Store brand products are a special focal point of quality management: The combine defines special requirements for the products and suppliers to meet in all steps along the value chain – from raw materials and recipes to labelling and packaging. The content of these specifications forms the basis for regular spot checks conducted by independent, accredited testing institutes. The spot checks are determined on the basis of supplier and product risk. Foods like fresh fruit and vegetables are thus inspected more frequently than salt or sugar, for example. REWE Group has a Chemical Plant Protection Status Report prepared annually for fruit and vegetables. Prepared by the Austrian environmental organisation GLOBAL 2000 since 2009, these reports show a steady reduction in chemical pollution versus base year 2009.

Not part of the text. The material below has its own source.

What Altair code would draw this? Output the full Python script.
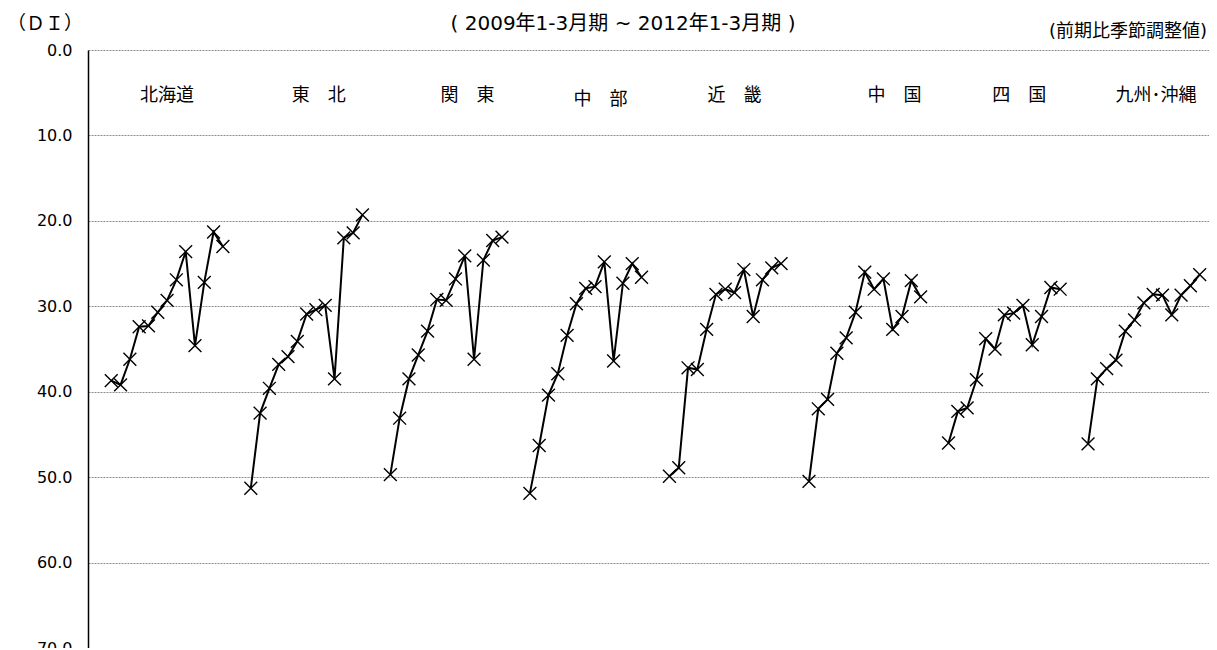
import altair as alt
import pandas as pd

# ---- data ----
regions = ["北海道", "東　北", "関　東", "中　部", "近　畿", "中　国", "四　国", "九州･沖縄"]
quarters = [
    "2009年1-3月期", "2009年4-6月期", "2009年7-9月期", "2009年10-12月期",
    "2010年1-3月期", "2010年4-6月期", "2010年7-9月期", "2010年10-12月期",
    "2011年1-3月期", "2011年4-6月期", "2011年7-9月期", "2011年10-12月期",
    "2012年1-3月期",
]
hokkaido = [38.7, 39.2, 36.2, 32.4, 32.3, 30.7, 29.3, 26.9, 23.6, 34.6, 27.2, 21.3, 23.0]
tohoku = [51.3, 42.5, 39.6, 36.8, 35.9, 34.1, 30.9, 30.4, 29.9, 38.5, 22.0, 21.4, 19.3]
kanto = [49.7, 43.1, 38.5, 35.7, 32.9, 29.2, 29.3, 26.8, 24.1, 36.2, 24.6, 22.3, 21.9]
chubu = [51.9, 46.3, 40.4, 37.9, 33.4, 29.7, 27.9, 27.7, 24.8, 36.4, 27.3, 25.0, 26.6]
kinki = [49.9, 48.9, 37.2, 37.4, 32.7, 28.6, 28.0, 28.4, 25.7, 31.2, 26.9, 25.5, 25.0]
chugoku = [50.5, 42.0, 40.9, 35.5, 33.7, 30.7, 26.0, 28.0, 26.8, 32.7, 31.2, 27.0, 28.9]
shikoku = [46.0, 42.3, 41.9, 38.6, 33.8, 35.0, 31.0, 30.8, 29.9, 34.5, 31.2, 27.8, 28.0]
kyushu = [46.1, 38.5, 37.3, 36.3, 32.9, 31.6, 29.6, 28.6, 28.7, 31.0, 28.7, 27.6, 26.3]
series = [hokkaido, tohoku, kanto, chubu, kinki, chugoku, shikoku, kyushu]

y_ticks = [0, 10, 20, 30, 40, 50, 60, 70]

title_text = "( 2009年1-3月期 ~ 2012年1-3月期 )"
unit_text = "（ＤＩ）"
note_text = "(前期比季節調整値)"

# ---- layout (slot positions on the category axis) ----
SLOTS = 15      # 13 quarters + 2 blank slots per region
LEAD = 2.5      # first quarter sits in the third slot
label_x = [8.5, 24.8, 40.8, 55.1, 69.5, 86.7, 100.1, 114.8]
label_y = [5.4, 5.4, 5.4, 5.8, 5.4, 5.4, 5.4, 5.4]

rows = []
for r, (name, vals) in enumerate(zip(regions, series)):
    for q, (qt, v) in enumerate(zip(quarters, vals)):
        rows.append({"region": name, "quarter": qt, "pos": r * SLOTS + q + LEAD, "di": v})
df = pd.DataFrame(rows)
labels = pd.DataFrame({"region": regions, "x": label_x, "y": label_y})

X_DOMAIN = [0, 120.5]
xs = alt.Scale(domain=X_DOMAIN)
ys = alt.Scale(domain=[0, 70], reverse=True)

LATIN = "DejaVu Sans, Noto Sans CJK JP"
CJK = "Noto Sans CJK JP"

base = alt.Chart(df)

lines = base.mark_line(color="black", strokeWidth=2).encode(
    x=alt.X("pos:Q", scale=xs, axis=None),
    y=alt.Y(
        "di:Q",
        scale=ys,
        axis=alt.Axis(
            values=y_ticks,
            format=".1f",
            title=None,
            ticks=False,
            labelPadding=16,
            labelFont="DejaVu Sans",
            labelFontSize=16,
            labelColor="black",
            domainColor="black",
            domainWidth=1.5,
            grid=True,
            gridColor="#8c8c8c",
            gridDash=[2, 1],
            gridWidth=1,
        ),
    ),
    detail="region:N",
)

points = base.mark_point(
    shape="M-1,-1L1,1M-1,1L1,-1",
    filled=False,
    color="black",
    strokeWidth=1.4,
    size=165,
    opacity=1,
).encode(
    x=alt.X("pos:Q", scale=xs),
    y=alt.Y("di:Q", scale=ys),
    tooltip=["region:N", "quarter:N", "di:Q"],
)

region_text = alt.Chart(labels).mark_text(
    font=CJK, fontSize=18, color="black", align="center", baseline="middle"
).encode(
    x=alt.X("x:Q", scale=xs),
    y=alt.Y("y:Q", scale=ys),
    text="region:N",
)

def annotation(txt, px, py, size, align, font):
    return alt.Chart(pd.DataFrame({"t": [txt]})).mark_text(
        font=font, fontSize=size, color="black", align=align, baseline="middle"
    ).encode(x=alt.value(px), y=alt.value(py), text="t:N")

title_mark = annotation(title_text, 535, -26, 20, "center", LATIN)
unit_mark = annotation(unit_text, -43, -26, 19, "center", CJK)
note_mark = annotation(note_text, 1119, -18, 18, "right", LATIN)

chart = (
    alt.layer(lines, points, region_text, title_mark, unit_mark, note_mark)
    .properties(
        width=1121,
        height=598,
        padding={"left": 80, "top": 42, "right": 0, "bottom": 0},
        autosize=alt.AutoSizeParams(type="none"),
        background="white",
    )
    .configure_view(strokeWidth=0)
)

chart.save("out.html", embed_options={"renderer": "svg", "actions": False})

In addition to the products themselves, other links in the value chain are examined: All store brand suppliers in the Food area have to be certified under a standard recognised by the GFSI (Global Food Safety Initiative), such as IFS Food or the standard of the British Retail Consortium (BRC). Furthermore, REWE Group conducts additional supplier audits on the basis of a risk analysis. These risk analyses involve evaluating a number of key performance indicators like dissatisfaction with products, customer complaints and the risk classification of the product group. Manufacturers and suppliers who fail to meet REWE Group’s quality standards are asked to remedy the situation. Otherwise, they face the possibility of being delisted.

Annual audits of the company’s warehouses are conducted by internal auditors as well as by independent external organisations. All areas of the warehouse are included in these audits, from goods receipt to transport to stores. In addition, special audits are conducted in warehouses focused on compliance with quality guidelines for fruit and vegetables.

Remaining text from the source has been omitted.